• **What to do**
Repeat the material exactly from its first line to the line that includes "line_y = [0, 9.35]". Skip pictures.

• **Data shown**
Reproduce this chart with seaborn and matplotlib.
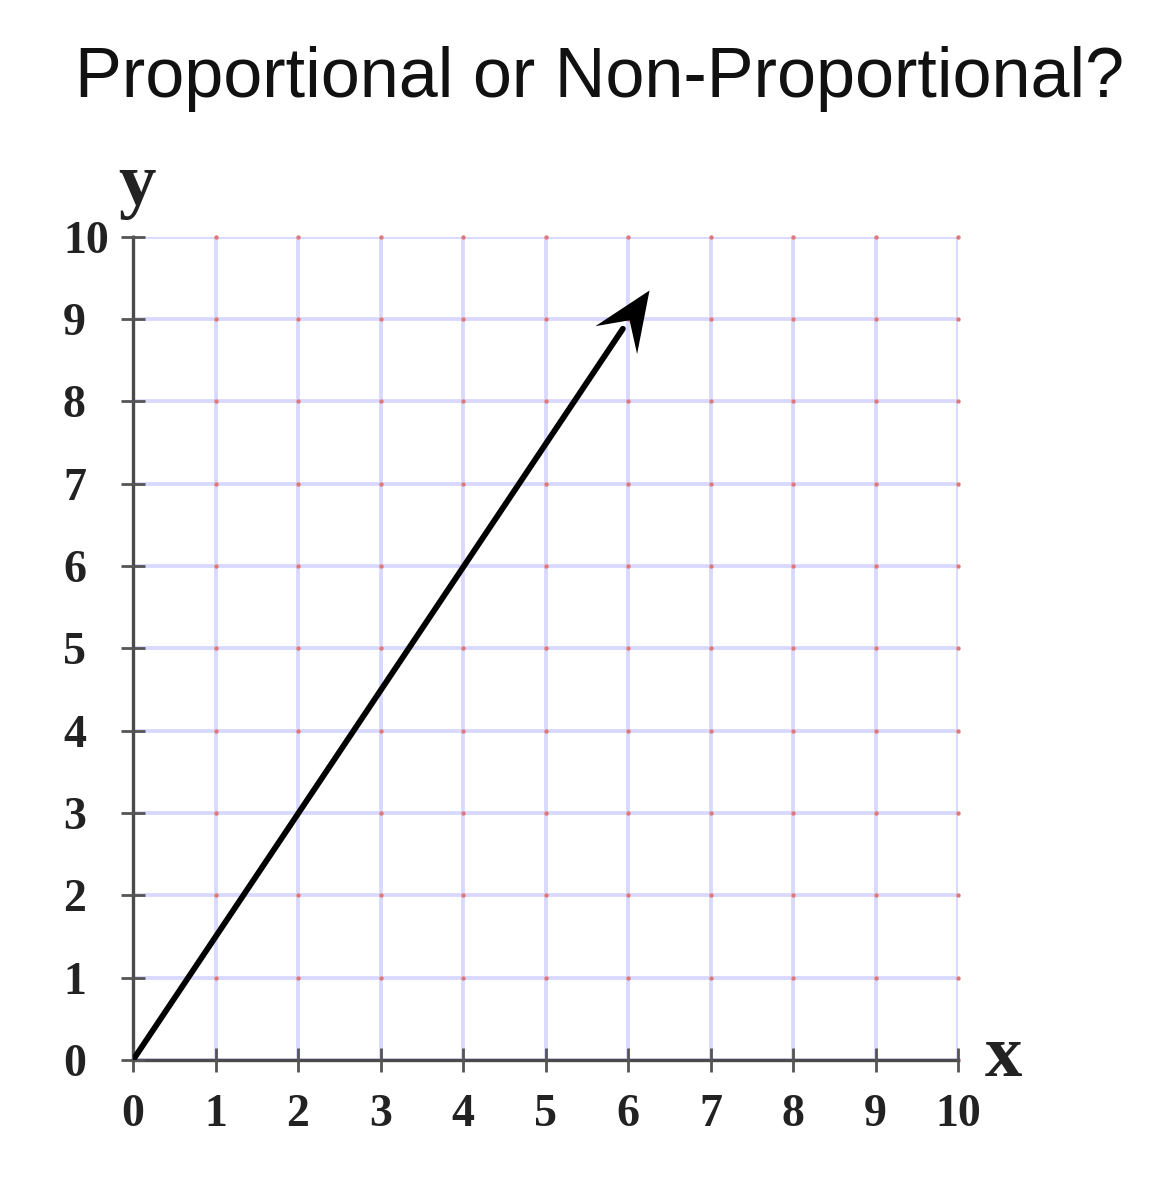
import matplotlib
matplotlib.use("Agg")
import matplotlib.pyplot as plt
from matplotlib.path import Path
from matplotlib.markers import MarkerStyle
from matplotlib.transforms import Affine2D
import seaborn as sns
import numpy as np
import pandas as pd

title = "Proportional or Non-Proportional?"
x_ticks = [0, 1, 2, 3, 4, 5, 6, 7, 8, 9, 10]
y_ticks = [0, 1, 2, 3, 4, 5, 6, 7, 8, 9, 10]
line_x = [0, 6.25]
line_y = [0, 9.35]

sns.set_style("white")
plt.rcParams['font.family'] = ['Liberation Serif', 'DejaVu Serif']

fig = plt.figure(figsize=(11.58, 12), dpi=100)
ax = fig.add_axes([0.1149, 0.1167, 0.7124, 0.686])
ax.set_axisbelow(False)

ax.set_xlim(0, 10)
ax.set_ylim(0, 10)

# grid
for v in x_ticks:
    ax.axvline(v, color='#d9d9ff', lw=2.8, zorder=1)
for v in y_ticks:
    ax.axhline(v, color='#d9d9ff', lw=2.8, zorder=1)

gx, gy = np.meshgrid(x_ticks, y_ticks)
dots = pd.DataFrame({"x": gx.ravel(), "y": gy.ravel()})
sns.scatterplot(data=dots, x="x", y="y", ax=ax, color='#e07878', s=10,
                linewidth=0, zorder=1.5, clip_on=False)

# arrow shaft (ends inside the head)
frac = 0.95
line = pd.DataFrame({"x": [line_x[0], line_x[0] + (line_x[1] - line_x[0]) * frac],
                     "y": [line_y[0], line_y[0] + (line_y[1] - line_y[0]) * frac]})
sns.lineplot(data=line, x="x", y="y", ax=ax, color='black', lw=4.2, zorder=6)

# arrow head as a rotated stealth marker
p0 = ax.transData.transform((line_x[0], line_y[0]))
p1 = ax.transData.transform((line_x[1], line_y[1]))
ang = np.degrees(np.arctan2(p1[1] - p0[1], p1[0] - p0[0]))
head = Path([(0, 0), (-1, 0.42), (-0.6, 0), (-1, -0.42), (0, 0)],
            [Path.MOVETO, Path.LINETO, Path.LINETO, Path.LINETO, Path.CLOSEPOLY])
mk = MarkerStyle(head, transform=Affine2D().rotate_deg(ang))
tip = pd.DataFrame({"x": [line_x[1]], "y": [line_y[1]]})
ax.plot(tip["x"], tip["y"], marker=mk, markersize=86, color='black',
        markeredgewidth=0, linestyle='none', zorder=7)

for s in ['top', 'right']:
    ax.spines[s].set_visible(False)
for s in ['left', 'bottom']:
    ax.spines[s].set_color('#4a4a4a')
    ax.spines[s].set_linewidth(2.4)
    ax.spines[s].set_zorder(4)
ax.xaxis.set_zorder(5)
ax.yaxis.set_zorder(5)

ax.set_xticks(x_ticks)
ax.set_yticks(y_ticks)
ax.tick_params(bottom=True, left=True, direction='inout', length=17, width=2,
               color='#555555', labelsize=33)
ax.tick_params(axis='y', pad=42)
ax.tick_params(axis='x', pad=16)
for lab in ax.get_yticklabels():
    lab.set_horizontalalignment('left')
for lab in ax.get_xticklabels() + ax.get_yticklabels():
    lab.set_fontweight('bold')
    lab.set_color('#222222')
ax.set_xlabel("")
ax.set_ylabel("")

ax.text(10.33, 0.02, "x", fontsize=54, fontweight='bold', ha='left', va='center',
        color='#222222', transform=ax.transData, clip_on=False)
ax.text(0.05, 10.2, "y", fontsize=54, fontweight='bold', ha='center', va='bottom',
        color='#222222', transform=ax.transData, clip_on=False)

fig.text(0.518, 0.919, title, fontsize=50.5, ha='center', va='baseline',
         family=['Liberation Sans', 'DejaVu Sans'], color='#111111')

fig.savefig("out.png", dpi=100)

• **Answer to the task**
Reproduce this chart with seaborn and matplotlib.
import matplotlib
matplotlib.use("Agg")
import matplotlib.pyplot as plt
from matplotlib.path import Path
from matplotlib.markers import MarkerStyle
from matplotlib.transforms import Affine2D
import seaborn as sns
import numpy as np
import pandas as pd

title = "Proportional or Non-Proportional?"
x_ticks = [0, 1, 2, 3, 4, 5, 6, 7, 8, 9, 10]
y_ticks = [0, 1, 2, 3, 4, 5, 6, 7, 8, 9, 10]
line_x = [0, 6.25]
line_y = [0, 9.35]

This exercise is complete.